→ **Instructions to follow**
Write out the listing below in full and exactly, leaving out every picture.

→ **Supplied material**
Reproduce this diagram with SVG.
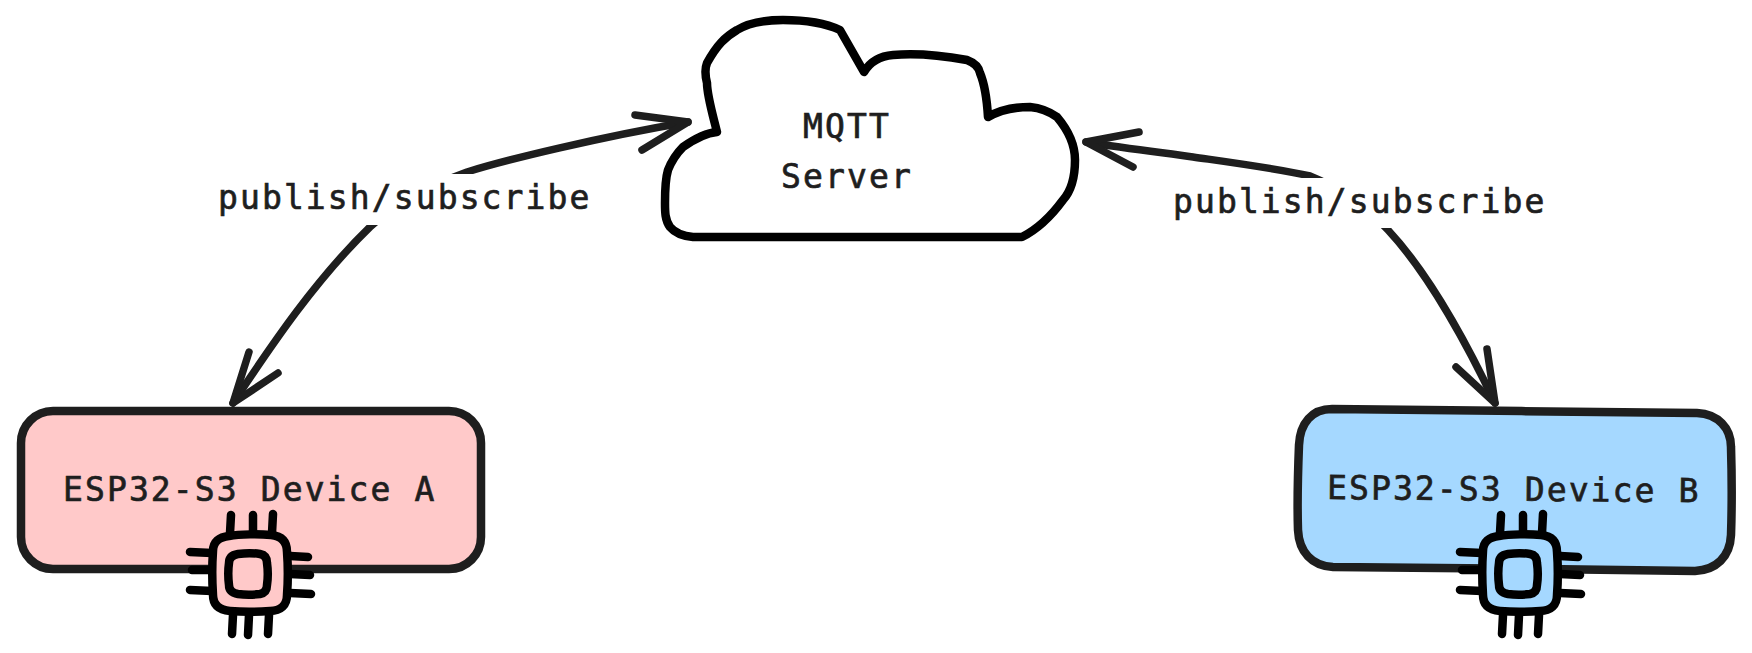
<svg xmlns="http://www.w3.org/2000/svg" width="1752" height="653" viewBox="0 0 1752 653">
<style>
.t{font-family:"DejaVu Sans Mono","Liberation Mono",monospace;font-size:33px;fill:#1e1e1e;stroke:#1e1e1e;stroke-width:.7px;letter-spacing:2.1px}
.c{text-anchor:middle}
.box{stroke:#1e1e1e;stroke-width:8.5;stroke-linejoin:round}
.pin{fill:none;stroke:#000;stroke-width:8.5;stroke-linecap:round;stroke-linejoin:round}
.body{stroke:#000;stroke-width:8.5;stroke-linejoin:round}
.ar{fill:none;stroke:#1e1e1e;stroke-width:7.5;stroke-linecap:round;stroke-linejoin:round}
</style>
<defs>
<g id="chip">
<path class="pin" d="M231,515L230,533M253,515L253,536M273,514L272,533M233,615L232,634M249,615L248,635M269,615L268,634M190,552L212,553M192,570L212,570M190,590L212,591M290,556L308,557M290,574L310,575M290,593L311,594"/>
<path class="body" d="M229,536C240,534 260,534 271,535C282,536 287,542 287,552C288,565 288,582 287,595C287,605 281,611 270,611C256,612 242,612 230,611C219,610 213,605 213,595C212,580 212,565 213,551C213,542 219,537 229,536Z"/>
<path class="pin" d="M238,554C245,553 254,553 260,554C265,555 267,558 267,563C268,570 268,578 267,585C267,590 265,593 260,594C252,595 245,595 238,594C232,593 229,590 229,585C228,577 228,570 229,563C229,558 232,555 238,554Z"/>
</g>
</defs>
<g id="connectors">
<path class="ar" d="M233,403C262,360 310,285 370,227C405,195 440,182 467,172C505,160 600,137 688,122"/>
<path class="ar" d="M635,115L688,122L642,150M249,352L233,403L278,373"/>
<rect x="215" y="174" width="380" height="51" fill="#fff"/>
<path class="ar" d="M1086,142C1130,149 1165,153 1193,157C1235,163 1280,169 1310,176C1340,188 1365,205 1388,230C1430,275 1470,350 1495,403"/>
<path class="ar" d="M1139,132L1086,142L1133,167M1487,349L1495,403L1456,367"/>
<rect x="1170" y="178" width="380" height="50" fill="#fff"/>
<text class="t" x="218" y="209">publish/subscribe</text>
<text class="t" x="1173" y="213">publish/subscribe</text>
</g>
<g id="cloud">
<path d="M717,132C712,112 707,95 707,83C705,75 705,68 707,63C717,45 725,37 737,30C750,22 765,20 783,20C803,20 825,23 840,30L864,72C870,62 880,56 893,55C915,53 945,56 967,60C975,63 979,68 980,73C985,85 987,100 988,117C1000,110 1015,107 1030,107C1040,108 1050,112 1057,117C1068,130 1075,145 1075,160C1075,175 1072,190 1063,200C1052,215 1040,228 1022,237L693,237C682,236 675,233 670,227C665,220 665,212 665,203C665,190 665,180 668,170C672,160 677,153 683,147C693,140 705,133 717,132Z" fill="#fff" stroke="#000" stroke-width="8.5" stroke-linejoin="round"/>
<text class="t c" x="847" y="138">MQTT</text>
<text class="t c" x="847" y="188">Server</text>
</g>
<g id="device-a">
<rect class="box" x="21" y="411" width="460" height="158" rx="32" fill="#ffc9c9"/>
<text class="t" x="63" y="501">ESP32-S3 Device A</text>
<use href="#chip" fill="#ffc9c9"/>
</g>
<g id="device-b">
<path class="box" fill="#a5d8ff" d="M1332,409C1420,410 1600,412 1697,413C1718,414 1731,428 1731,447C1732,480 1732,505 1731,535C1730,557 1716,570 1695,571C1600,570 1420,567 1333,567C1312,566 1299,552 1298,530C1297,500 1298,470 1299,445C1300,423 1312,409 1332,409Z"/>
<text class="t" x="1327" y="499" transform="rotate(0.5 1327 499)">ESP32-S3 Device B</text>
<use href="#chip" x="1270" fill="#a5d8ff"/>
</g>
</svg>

→ **Task response**
Reproduce this diagram with SVG.
<svg xmlns="http://www.w3.org/2000/svg" width="1752" height="653" viewBox="0 0 1752 653">
<style>
.t{font-family:"DejaVu Sans Mono","Liberation Mono",monospace;font-size:33px;fill:#1e1e1e;stroke:#1e1e1e;stroke-width:.7px;letter-spacing:2.1px}
.c{text-anchor:middle}
.box{stroke:#1e1e1e;stroke-width:8.5;stroke-linejoin:round}
.pin{fill:none;stroke:#000;stroke-width:8.5;stroke-linecap:round;stroke-linejoin:round}
.body{stroke:#000;stroke-width:8.5;stroke-linejoin:round}
.ar{fill:none;stroke:#1e1e1e;stroke-width:7.5;stroke-linecap:round;stroke-linejoin:round}
</style>
<defs>
<g id="chip">
<path class="pin" d="M231,515L230,533M253,515L253,536M273,514L272,533M233,615L232,634M249,615L248,635M269,615L268,634M190,552L212,553M192,570L212,570M190,590L212,591M290,556L308,557M290,574L310,575M290,593L311,594"/>
<path class="body" d="M229,536C240,534 260,534 271,535C282,536 287,542 287,552C288,565 288,582 287,595C287,605 281,611 270,611C256,612 242,612 230,611C219,610 213,605 213,595C212,580 212,565 213,551C213,542 219,537 229,536Z"/>
<path class="pin" d="M238,554C245,553 254,553 260,554C265,555 267,558 267,563C268,570 268,578 267,585C267,590 265,593 260,594C252,595 245,595 238,594C232,593 229,590 229,585C228,577 228,570 229,563C229,558 232,555 238,554Z"/>
</g>
</defs>
<g id="connectors">
<path class="ar" d="M233,403C262,360 310,285 370,227C405,195 440,182 467,172C505,160 600,137 688,122"/>
<path class="ar" d="M635,115L688,122L642,150M249,352L233,403L278,373"/>
<rect x="215" y="174" width="380" height="51" fill="#fff"/>
<path class="ar" d="M1086,142C1130,149 1165,153 1193,157C1235,163 1280,169 1310,176C1340,188 1365,205 1388,230C1430,275 1470,350 1495,403"/>
<path class="ar" d="M1139,132L1086,142L1133,167M1487,349L1495,403L1456,367"/>
<rect x="1170" y="178" width="380" height="50" fill="#fff"/>
<text class="t" x="218" y="209">publish/subscribe</text>
<text class="t" x="1173" y="213">publish/subscribe</text>
</g>
<g id="cloud">
<path d="M717,132C712,112 707,95 707,83C705,75 705,68 707,63C717,45 725,37 737,30C750,22 765,20 783,20C803,20 825,23 840,30L864,72C870,62 880,56 893,55C915,53 945,56 967,60C975,63 979,68 980,73C985,85 987,100 988,117C1000,110 1015,107 1030,107C1040,108 1050,112 1057,117C1068,130 1075,145 1075,160C1075,175 1072,190 1063,200C1052,215 1040,228 1022,237L693,237C682,236 675,233 670,227C665,220 665,212 665,203C665,190 665,180 668,170C672,160 677,153 683,147C693,140 705,133 717,132Z" fill="#fff" stroke="#000" stroke-width="8.5" stroke-linejoin="round"/>
<text class="t c" x="847" y="138">MQTT</text>
<text class="t c" x="847" y="188">Server</text>
</g>
<g id="device-a">
<rect class="box" x="21" y="411" width="460" height="158" rx="32" fill="#ffc9c9"/>
<text class="t" x="63" y="501">ESP32-S3 Device A</text>
<use href="#chip" fill="#ffc9c9"/>
</g>
<g id="device-b">
<path class="box" fill="#a5d8ff" d="M1332,409C1420,410 1600,412 1697,413C1718,414 1731,428 1731,447C1732,480 1732,505 1731,535C1730,557 1716,570 1695,571C1600,570 1420,567 1333,567C1312,566 1299,552 1298,530C1297,500 1298,470 1299,445C1300,423 1312,409 1332,409Z"/>
<text class="t" x="1327" y="499" transform="rotate(0.5 1327 499)">ESP32-S3 Device B</text>
<use href="#chip" x="1270" fill="#a5d8ff"/>
</g>
</svg>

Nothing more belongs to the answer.